For four decades, Rooh Afza quenched the subcontinent, until production halted following Partition in 1947. India was torn apart by the Radcliffe Line, sparking one of the largest mass migrations in history and violence that saw two million lose their lives. Abdul-Majeed had by now passed away, but left two sons—who now found themselves on either side of the newly created border between India and Pakistan—to continue the business. They eventually reopened the Rooh Afza factory in India, as well as a new production site in Pakistan and one in Bangladesh following its independence in 1971.

Photo via Flickr user Nadir Hashmi.

In more recent years, the 100-year-old syrup has faced competition from Western beverage brands like Coca-Cola, prompting manufacturers Hamard to pursue advertising campaigns aimed at young consumers, and experiment with ready-to-serve fruit fusions and coffee flavours. In her 2017 novel The Ministry of Utmost Happiness, Indian author Arundhati Roy lamented, “the Elixir of the Soul was, like most things in the world, trumped by Coca Cola.”

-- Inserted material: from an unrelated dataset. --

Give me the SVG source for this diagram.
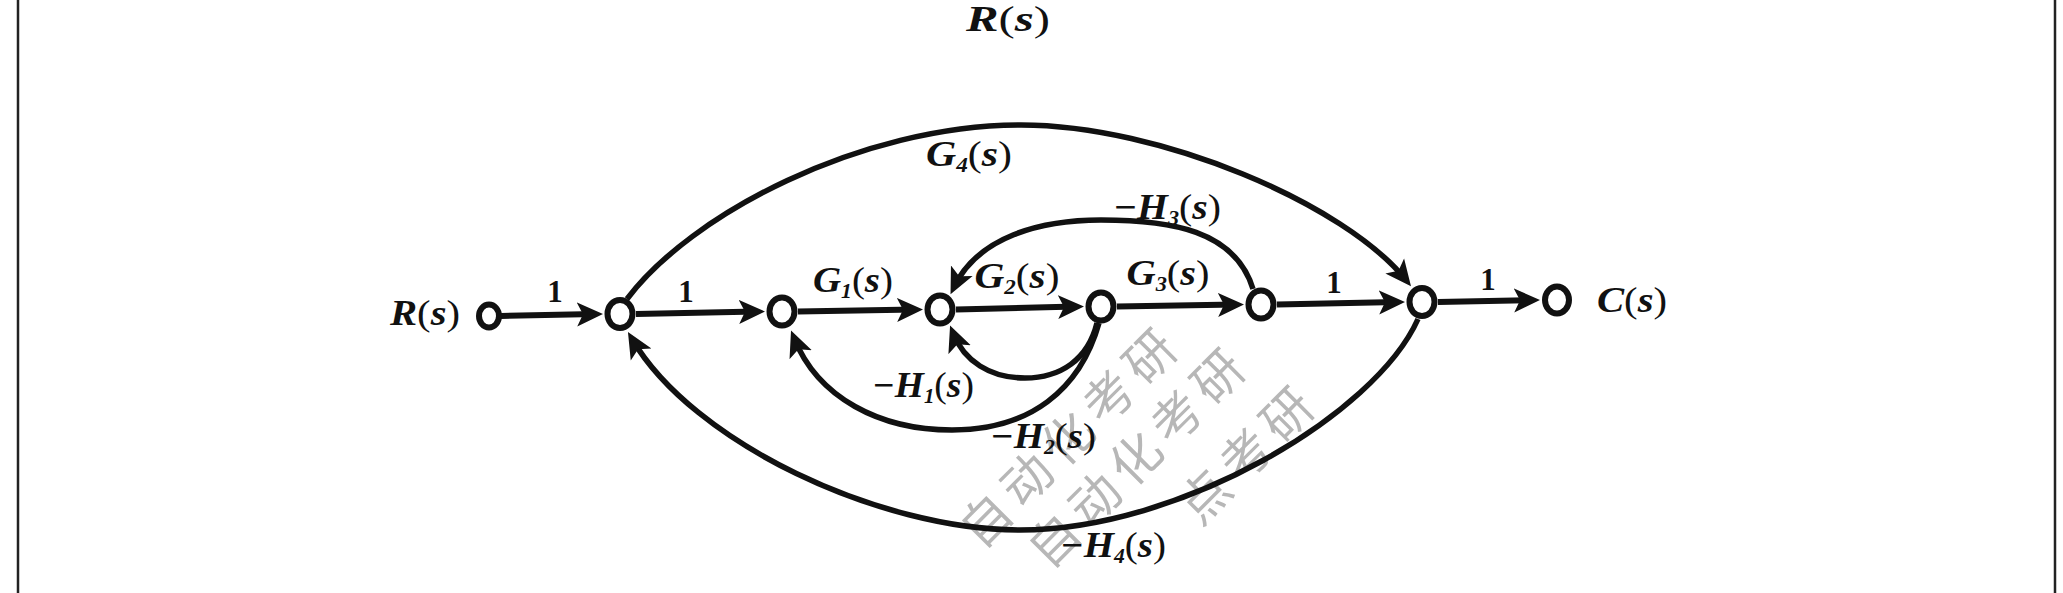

But unlike Pepsi or Diet Coke, Rooh Afza is more than just a drink. It’s the unlikely witness to the bloody birth of three nations. The social glue that unites worshippers in Pakistan praying at the grave sides of Sufi saints and crowds gathered outside Indian Gurdwaras celebrating the birthday of revered Gurus. From London to Lahore, families gather around tables to consume it by the jug-load.

It’s almost like the the old herbal doctors infused Rooh Afza with a magic that allows its drinkers to transcend borders, religion, and even time itself. When one family sits down to break their Ramadan fast with dates and water—and of course, a jug of ice-cold Rooh Afza—the generations that came before sit with them too. They watch them fall into the crimson embrace of Rooh Afza, just as they did on the streets of Delhi, all those years ago.